Making the final call on your purchase timing
Your decision ultimately comes down to urgency, budget, and priorities. Need a phone immediately? Buy the iPhone 15 now and enjoy months of use with a device that performs excellently. Can you wait comfortably? The iPhone 16 brings newer technology and longer support.
Here’s a practical framework for making this choice:
- Current phone battery health below 80%: Buy iPhone 15 now
- Current phone works fine: Wait for iPhone 16
- Budget under $600 total: Buy iPhone 15 with current deals
- Want latest AI features: Wait for iPhone 16 or buy iPhone 15 Pro
- Keep phones 2-3 years: Either option works great
- Keep phones 4+ years: Wait for iPhone 16
- Professional photographer: Wait for iPhone 16
- Casual photo taker: Buy iPhone 15 now
The iPhone 15 represents mature, proven technology at increasingly attractive prices. You know exactly what you’re getting, with months of real-world testing confirming its capabilities. The iPhone 16 promises improvements that sound appealing but remain unproven until actual devices ship.
Consider your past upgrade patterns. If you’ve historically upgraded every two years regardless of your intentions, buying the newest model provides minimal benefit. If you genuinely keep phones until they die, maximizing your purchase with the latest model makes financial sense.

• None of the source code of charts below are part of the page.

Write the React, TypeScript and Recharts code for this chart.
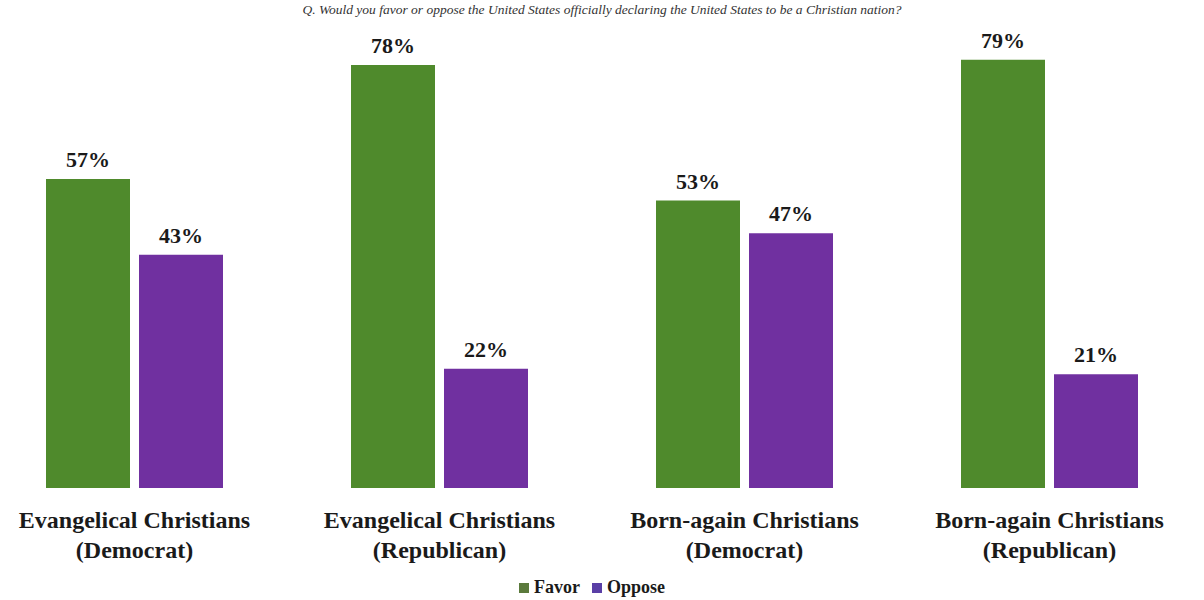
import { Bar, BarChart, LabelList, Legend, XAxis, YAxis } from "recharts";

const GROUPS = ["Evangelical Christians", "Evangelical Christians", "Born-again Christians", "Born-again Christians"];
const PARTIES = ["(Democrat)", "(Republican)", "(Democrat)", "(Republican)"];
const FAVOR = [57, 78, 53, 79];
const OPPOSE = [43, 22, 47, 21];

const GREEN = "#4f8a2c";
const PURPLE = "#7030a0";
const FONT = "'Liberation Serif', 'DejaVu Serif', serif";

const data = GROUPS.map((g, i) => ({
  name: `${g} ${PARTIES[i]}`,
  line1: g,
  line2: PARTIES[i],
  favor: FAVOR[i],
  oppose: OPPOSE[i],
}));

function CategoryTick(props: any) {
  const { x, y, payload } = props;
  const row = data[payload.index] ?? data.find((d) => d.name === payload.value);
  return (
    <text x={x} y={y} textAnchor="middle" style={{ fontFamily: FONT }} fontWeight="bold" fontSize={24} fill="#1a1a1a">
      <tspan x={x} dy={32}>{row?.line1}</tspan>
      <tspan x={x} dy={30}>{row?.line2}</tspan>
    </text>
  );
}

function LegendBox() {
  const items = [
    { label: "Favor", color: "#5b7a3c" },
    { label: "Oppose", color: "#5a3fa6" },
  ];
  return (
    <div style={{ display: "flex", justifyContent: "center", gap: 12, marginTop: 9, fontFamily: FONT, fontWeight: "bold", fontSize: 18, color: "#1a1a1a" }}>
      {items.map((it) => (
        <span key={it.label} style={{ display: "flex", alignItems: "center", gap: 5 }}>
          <span style={{ width: 10, height: 10, background: it.color, display: "inline-block" }} />
          {it.label}
        </span>
      ))}
    </div>
  );
}

const labelStyle = { fontFamily: FONT, fontWeight: "bold", fontSize: 22, fill: "#1a1a1a" };

export default function App() {
  return (
    <div style={{ position: "absolute", left: 0, top: 0, width: 1204, height: 600, overflow: "hidden", background: "#fff" }}>
      <div
        style={{
          position: "absolute",
          top: 2,
          left: 0,
          width: 1204,
          textAlign: "center",
          fontFamily: FONT,
          fontStyle: "italic",
          fontSize: 13.5,
          color: "#333",
          zIndex: 2,
        }}
      >
        Q. Would you favor or oppose the United States officially declaring the United States to be a Christian nation?
      </div>
      <div style={{ position: "absolute", left: -18, top: 0 }}>
        <BarChart width={1220} height={600} data={data} margin={{ top: 0, right: 0, bottom: 0, left: 0 }} barGap={9} barSize={84}>
          <XAxis dataKey="name" axisLine={false} tickLine={false} height={80} interval={0} tick={<CategoryTick />} />
          <YAxis hide domain={[0, 90]} />
          <Legend verticalAlign="bottom" height={32} content={<LegendBox />} />
          <Bar dataKey="favor" name="Favor" fill={GREEN} isAnimationActive={false}>
            <LabelList dataKey="favor" position="top" offset={12} formatter={(v: any) => `${v}%`} style={labelStyle} />
          </Bar>
          <Bar dataKey="oppose" name="Oppose" fill={PURPLE} isAnimationActive={false}>
            <LabelList dataKey="oppose" position="top" offset={12} formatter={(v: any) => `${v}%`} style={labelStyle} />
          </Bar>
        </BarChart>
      </div>
    </div>
  );
}
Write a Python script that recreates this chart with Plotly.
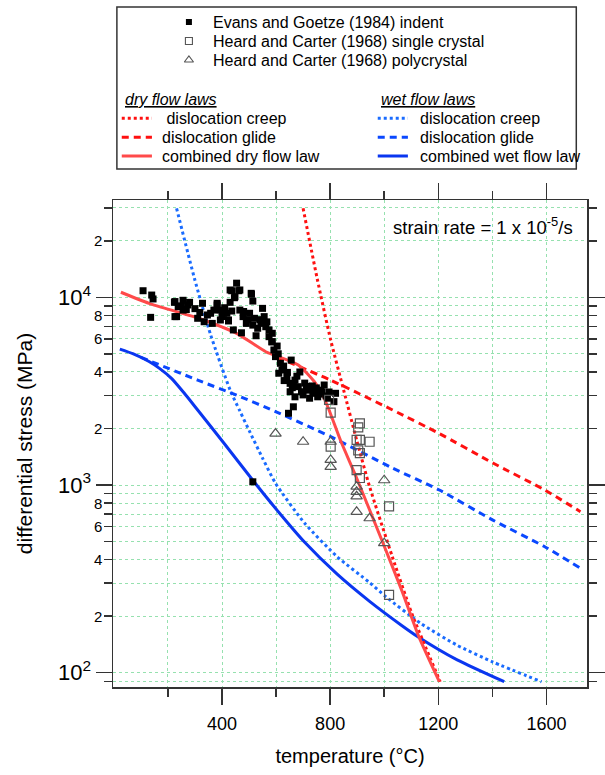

Your phone, your timeline, your choice
Choosing between the iPhone 15 and iPhone 16 doesn’t require perfect timing or insider knowledge. It requires honest assessment of your current situation and realistic expectations about how you actually use your phone.
The iPhone 15 works beautifully right now, takes fantastic photos, and costs less every week as retailers compete for your business. The iPhone 16 will bring improvements that sound exciting in press releases but might not change your daily experience in meaningful ways.
Buy what makes sense for your life today. Your phone should make things easier, not add stress about whether you made the optimal choice. Both options will serve you well for years, keeping you connected, productive, and entertained through whatever comes next.